EXERCISE INSTRUCTIONS ->
In full and without alteration, give the listing again.

MATERIAL PROVIDED ->

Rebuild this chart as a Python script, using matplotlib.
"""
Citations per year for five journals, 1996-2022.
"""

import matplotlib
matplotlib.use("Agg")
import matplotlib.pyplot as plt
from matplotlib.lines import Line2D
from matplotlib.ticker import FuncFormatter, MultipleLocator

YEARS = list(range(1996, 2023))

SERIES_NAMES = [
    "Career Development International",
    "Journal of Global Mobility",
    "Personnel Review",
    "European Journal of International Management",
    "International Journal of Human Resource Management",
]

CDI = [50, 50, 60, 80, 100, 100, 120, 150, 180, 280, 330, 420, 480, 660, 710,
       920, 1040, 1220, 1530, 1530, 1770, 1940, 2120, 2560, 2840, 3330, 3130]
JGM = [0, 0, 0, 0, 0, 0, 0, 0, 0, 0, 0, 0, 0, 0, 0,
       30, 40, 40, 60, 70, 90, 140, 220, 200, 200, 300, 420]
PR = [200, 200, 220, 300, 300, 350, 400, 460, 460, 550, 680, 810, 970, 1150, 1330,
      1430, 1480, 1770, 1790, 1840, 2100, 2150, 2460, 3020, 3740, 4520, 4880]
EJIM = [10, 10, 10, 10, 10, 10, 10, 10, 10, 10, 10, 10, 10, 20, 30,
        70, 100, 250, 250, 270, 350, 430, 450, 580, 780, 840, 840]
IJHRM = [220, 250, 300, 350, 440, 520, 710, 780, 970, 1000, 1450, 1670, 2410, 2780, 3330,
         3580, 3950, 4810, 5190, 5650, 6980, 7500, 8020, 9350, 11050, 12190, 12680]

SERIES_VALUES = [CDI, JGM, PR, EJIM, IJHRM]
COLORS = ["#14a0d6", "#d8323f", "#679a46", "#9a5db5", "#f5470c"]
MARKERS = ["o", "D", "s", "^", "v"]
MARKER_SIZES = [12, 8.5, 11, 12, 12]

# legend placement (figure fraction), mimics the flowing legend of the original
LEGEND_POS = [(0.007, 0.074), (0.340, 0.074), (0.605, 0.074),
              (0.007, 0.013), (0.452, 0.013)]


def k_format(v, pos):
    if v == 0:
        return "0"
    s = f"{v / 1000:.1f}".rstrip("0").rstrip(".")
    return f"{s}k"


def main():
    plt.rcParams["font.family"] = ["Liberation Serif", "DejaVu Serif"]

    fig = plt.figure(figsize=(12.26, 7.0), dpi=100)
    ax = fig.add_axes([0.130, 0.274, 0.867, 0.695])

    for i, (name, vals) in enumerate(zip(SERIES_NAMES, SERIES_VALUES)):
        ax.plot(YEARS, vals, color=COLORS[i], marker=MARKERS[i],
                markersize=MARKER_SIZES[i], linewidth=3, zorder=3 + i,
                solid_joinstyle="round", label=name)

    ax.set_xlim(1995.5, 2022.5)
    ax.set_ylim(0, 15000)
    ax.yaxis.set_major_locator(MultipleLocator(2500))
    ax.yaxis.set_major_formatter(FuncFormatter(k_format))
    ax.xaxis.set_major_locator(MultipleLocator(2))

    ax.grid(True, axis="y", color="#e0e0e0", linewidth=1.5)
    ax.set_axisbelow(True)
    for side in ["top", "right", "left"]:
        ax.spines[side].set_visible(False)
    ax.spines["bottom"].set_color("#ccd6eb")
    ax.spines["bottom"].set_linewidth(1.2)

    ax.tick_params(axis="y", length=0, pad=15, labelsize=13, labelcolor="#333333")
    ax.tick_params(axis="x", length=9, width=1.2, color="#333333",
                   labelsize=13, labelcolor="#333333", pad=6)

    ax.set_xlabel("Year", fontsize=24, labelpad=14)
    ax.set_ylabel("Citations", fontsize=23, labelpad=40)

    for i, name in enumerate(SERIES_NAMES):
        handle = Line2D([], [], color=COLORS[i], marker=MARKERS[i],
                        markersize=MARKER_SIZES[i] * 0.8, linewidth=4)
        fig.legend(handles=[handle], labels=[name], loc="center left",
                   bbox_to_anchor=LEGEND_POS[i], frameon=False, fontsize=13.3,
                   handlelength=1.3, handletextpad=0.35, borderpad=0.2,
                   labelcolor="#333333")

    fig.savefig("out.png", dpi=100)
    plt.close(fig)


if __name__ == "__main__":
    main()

RESPONSE TO THE TASK ->
Rebuild this chart as a Python script, using matplotlib.
"""
Citations per year for five journals, 1996-2022.
"""

import matplotlib
matplotlib.use("Agg")
import matplotlib.pyplot as plt
from matplotlib.lines import Line2D
from matplotlib.ticker import FuncFormatter, MultipleLocator

YEARS = list(range(1996, 2023))

SERIES_NAMES = [
    "Career Development International",
    "Journal of Global Mobility",
    "Personnel Review",
    "European Journal of International Management",
    "International Journal of Human Resource Management",
]

CDI = [50, 50, 60, 80, 100, 100, 120, 150, 180, 280, 330, 420, 480, 660, 710,
       920, 1040, 1220, 1530, 1530, 1770, 1940, 2120, 2560, 2840, 3330, 3130]
JGM = [0, 0, 0, 0, 0, 0, 0, 0, 0, 0, 0, 0, 0, 0, 0,
       30, 40, 40, 60, 70, 90, 140, 220, 200, 200, 300, 420]
PR = [200, 200, 220, 300, 300, 350, 400, 460, 460, 550, 680, 810, 970, 1150, 1330,
      1430, 1480, 1770, 1790, 1840, 2100, 2150, 2460, 3020, 3740, 4520, 4880]
EJIM = [10, 10, 10, 10, 10, 10, 10, 10, 10, 10, 10, 10, 10, 20, 30,
        70, 100, 250, 250, 270, 350, 430, 450, 580, 780, 840, 840]
IJHRM = [220, 250, 300, 350, 440, 520, 710, 780, 970, 1000, 1450, 1670, 2410, 2780, 3330,
         3580, 3950, 4810, 5190, 5650, 6980, 7500, 8020, 9350, 11050, 12190, 12680]

SERIES_VALUES = [CDI, JGM, PR, EJIM, IJHRM]
COLORS = ["#14a0d6", "#d8323f", "#679a46", "#9a5db5", "#f5470c"]
MARKERS = ["o", "D", "s", "^", "v"]
MARKER_SIZES = [12, 8.5, 11, 12, 12]

# legend placement (figure fraction), mimics the flowing legend of the original
LEGEND_POS = [(0.007, 0.074), (0.340, 0.074), (0.605, 0.074),
              (0.007, 0.013), (0.452, 0.013)]


def k_format(v, pos):
    if v == 0:
        return "0"
    s = f"{v / 1000:.1f}".rstrip("0").rstrip(".")
    return f"{s}k"


def main():
    plt.rcParams["font.family"] = ["Liberation Serif", "DejaVu Serif"]

    fig = plt.figure(figsize=(12.26, 7.0), dpi=100)
    ax = fig.add_axes([0.130, 0.274, 0.867, 0.695])

    for i, (name, vals) in enumerate(zip(SERIES_NAMES, SERIES_VALUES)):
        ax.plot(YEARS, vals, color=COLORS[i], marker=MARKERS[i],
                markersize=MARKER_SIZES[i], linewidth=3, zorder=3 + i,
                solid_joinstyle="round", label=name)

    ax.set_xlim(1995.5, 2022.5)
    ax.set_ylim(0, 15000)
    ax.yaxis.set_major_locator(MultipleLocator(2500))
    ax.yaxis.set_major_formatter(FuncFormatter(k_format))
    ax.xaxis.set_major_locator(MultipleLocator(2))

    ax.grid(True, axis="y", color="#e0e0e0", linewidth=1.5)
    ax.set_axisbelow(True)
    for side in ["top", "right", "left"]:
        ax.spines[side].set_visible(False)
    ax.spines["bottom"].set_color("#ccd6eb")
    ax.spines["bottom"].set_linewidth(1.2)

    ax.tick_params(axis="y", length=0, pad=15, labelsize=13, labelcolor="#333333")
    ax.tick_params(axis="x", length=9, width=1.2, color="#333333",
                   labelsize=13, labelcolor="#333333", pad=6)

    ax.set_xlabel("Year", fontsize=24, labelpad=14)
    ax.set_ylabel("Citations", fontsize=23, labelpad=40)

    for i, name in enumerate(SERIES_NAMES):
        handle = Line2D([], [], color=COLORS[i], marker=MARKERS[i],
                        markersize=MARKER_SIZES[i] * 0.8, linewidth=4)
        fig.legend(handles=[handle], labels=[name], loc="center left",
                   bbox_to_anchor=LEGEND_POS[i], frameon=False, fontsize=13.3,
                   handlelength=1.3, handletextpad=0.35, borderpad=0.2,
                   labelcolor="#333333")

    fig.savefig("out.png", dpi=100)
    plt.close(fig)


if __name__ == "__main__":
    main()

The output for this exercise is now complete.